■ **Exercise**:
Reproduce the data below in full and exclude every picture.

■ **Collected data**:
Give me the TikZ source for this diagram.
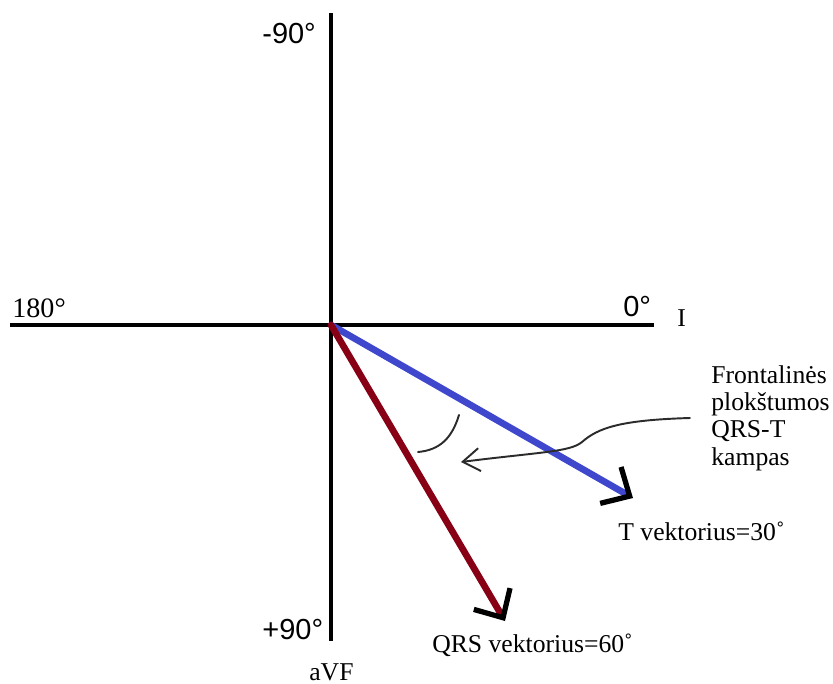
\documentclass[tikz,border=0pt]{standalone}
\usepackage{fontspec}
\setmainfont{Liberation Serif}
\newfontfamily\axisfont{Liberation Sans}
\usetikzlibrary{arrows.meta}
\definecolor{tvc}{HTML}{3F48CC}
\definecolor{qrsc}{HTML}{880015}
\definecolor{penc}{HTML}{2B2B2B}
\tikzset{
  axis/.style={line width=2.8pt,draw=black},
  vec/.style={line width=3.8pt,line cap=round,-{Straight Barb[length=4.4mm,width=8.4mm,line width=3pt,color=black]}},
  tvec/.style={vec,draw=tvc},
  qvec/.style={vec,draw=qrsc},
  deg/.style={font=\axisfont\fontsize{16.5}{18}\selectfont,inner sep=0pt,anchor=base west},
  lbl/.style={font=\fontsize{14.6}{15.6}\selectfont,inner sep=0pt,anchor=base west},
  pen/.style={draw=penc,line width=1.1pt,line cap=round},
}
\begin{document}
\begin{tikzpicture}[x=0.02cm,y=-0.02cm]
  \useasboundingbox (0,0) rectangle (833,684);
  % axes
  \coordinate (O) at (331,325);
  \coordinate (top) at (331,13);
  \coordinate (bot) at (331,641);
  \coordinate (lft) at (10,325);
  \coordinate (rgt) at (654,325);
  \draw[axis] (top) -- (bot);
  \draw[axis] (lft) -- (rgt);
  \node[deg] (n90) at (262,43) {-90°};
  \node[deg] (p90) at (262,639) {+90°};
  \node[deg] (z0) at (623,316) {0°};
  \node[lbl,font=\fontsize{16}{18}\selectfont] (d180) at (12,317) {180°};
  \node[lbl] (lI) at (677,326) {I};
  \node[lbl] (avf) at (309,680) {aVF};
  % vectors
  \coordinate (tend) at (633,498);
  \coordinate (qend) at (505,621);
  \draw[tvec] (O) -- (tend);
  \draw[qvec] (O) -- (qend);
  \node[lbl] (tlab) at (618,540) {T vektorius=30˚};
  \node[lbl] (qlab) at (432,652) {QRS vektorius=60˚};
  % angle note
  \node[lbl,anchor=north west,align=left] (note) at (711,365) {Frontalinės\\plokštumos\\QRS-T\\kampas};
  \coordinate (c0) at (690,418);
  \coordinate (c1) at (461,462);
  \draw[pen] (459,415) .. controls (452,438) and (440,450) .. (418,452);
  \draw[pen,-{Straight Barb[length=3.4mm,width=4.6mm]}] (c0) .. controls (620,420) and (598,428) .. (582,442)
    .. controls (570,452) and (540,452) .. (c1);
\end{tikzpicture}
\end{document}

■ **Solution to this exercise**:
Give me the TikZ source for this diagram.
\documentclass[tikz,border=0pt]{standalone}
\usepackage{fontspec}
\setmainfont{Liberation Serif}
\newfontfamily\axisfont{Liberation Sans}
\usetikzlibrary{arrows.meta}
\definecolor{tvc}{HTML}{3F48CC}
\definecolor{qrsc}{HTML}{880015}
\definecolor{penc}{HTML}{2B2B2B}
\tikzset{
  axis/.style={line width=2.8pt,draw=black},
  vec/.style={line width=3.8pt,line cap=round,-{Straight Barb[length=4.4mm,width=8.4mm,line width=3pt,color=black]}},
  tvec/.style={vec,draw=tvc},
  qvec/.style={vec,draw=qrsc},
  deg/.style={font=\axisfont\fontsize{16.5}{18}\selectfont,inner sep=0pt,anchor=base west},
  lbl/.style={font=\fontsize{14.6}{15.6}\selectfont,inner sep=0pt,anchor=base west},
  pen/.style={draw=penc,line width=1.1pt,line cap=round},
}
\begin{document}
\begin{tikzpicture}[x=0.02cm,y=-0.02cm]
  \useasboundingbox (0,0) rectangle (833,684);
  % axes
  \coordinate (O) at (331,325);
  \coordinate (top) at (331,13);
  \coordinate (bot) at (331,641);
  \coordinate (lft) at (10,325);
  \coordinate (rgt) at (654,325);
  \draw[axis] (top) -- (bot);
  \draw[axis] (lft) -- (rgt);
  \node[deg] (n90) at (262,43) {-90°};
  \node[deg] (p90) at (262,639) {+90°};
  \node[deg] (z0) at (623,316) {0°};
  \node[lbl,font=\fontsize{16}{18}\selectfont] (d180) at (12,317) {180°};
  \node[lbl] (lI) at (677,326) {I};
  \node[lbl] (avf) at (309,680) {aVF};
  % vectors
  \coordinate (tend) at (633,498);
  \coordinate (qend) at (505,621);
  \draw[tvec] (O) -- (tend);
  \draw[qvec] (O) -- (qend);
  \node[lbl] (tlab) at (618,540) {T vektorius=30˚};
  \node[lbl] (qlab) at (432,652) {QRS vektorius=60˚};
  % angle note
  \node[lbl,anchor=north west,align=left] (note) at (711,365) {Frontalinės\\plokštumos\\QRS-T\\kampas};
  \coordinate (c0) at (690,418);
  \coordinate (c1) at (461,462);
  \draw[pen] (459,415) .. controls (452,438) and (440,450) .. (418,452);
  \draw[pen,-{Straight Barb[length=3.4mm,width=4.6mm]}] (c0) .. controls (620,420) and (598,428) .. (582,442)
    .. controls (570,452) and (540,452) .. (c1);
\end{tikzpicture}
\end{document}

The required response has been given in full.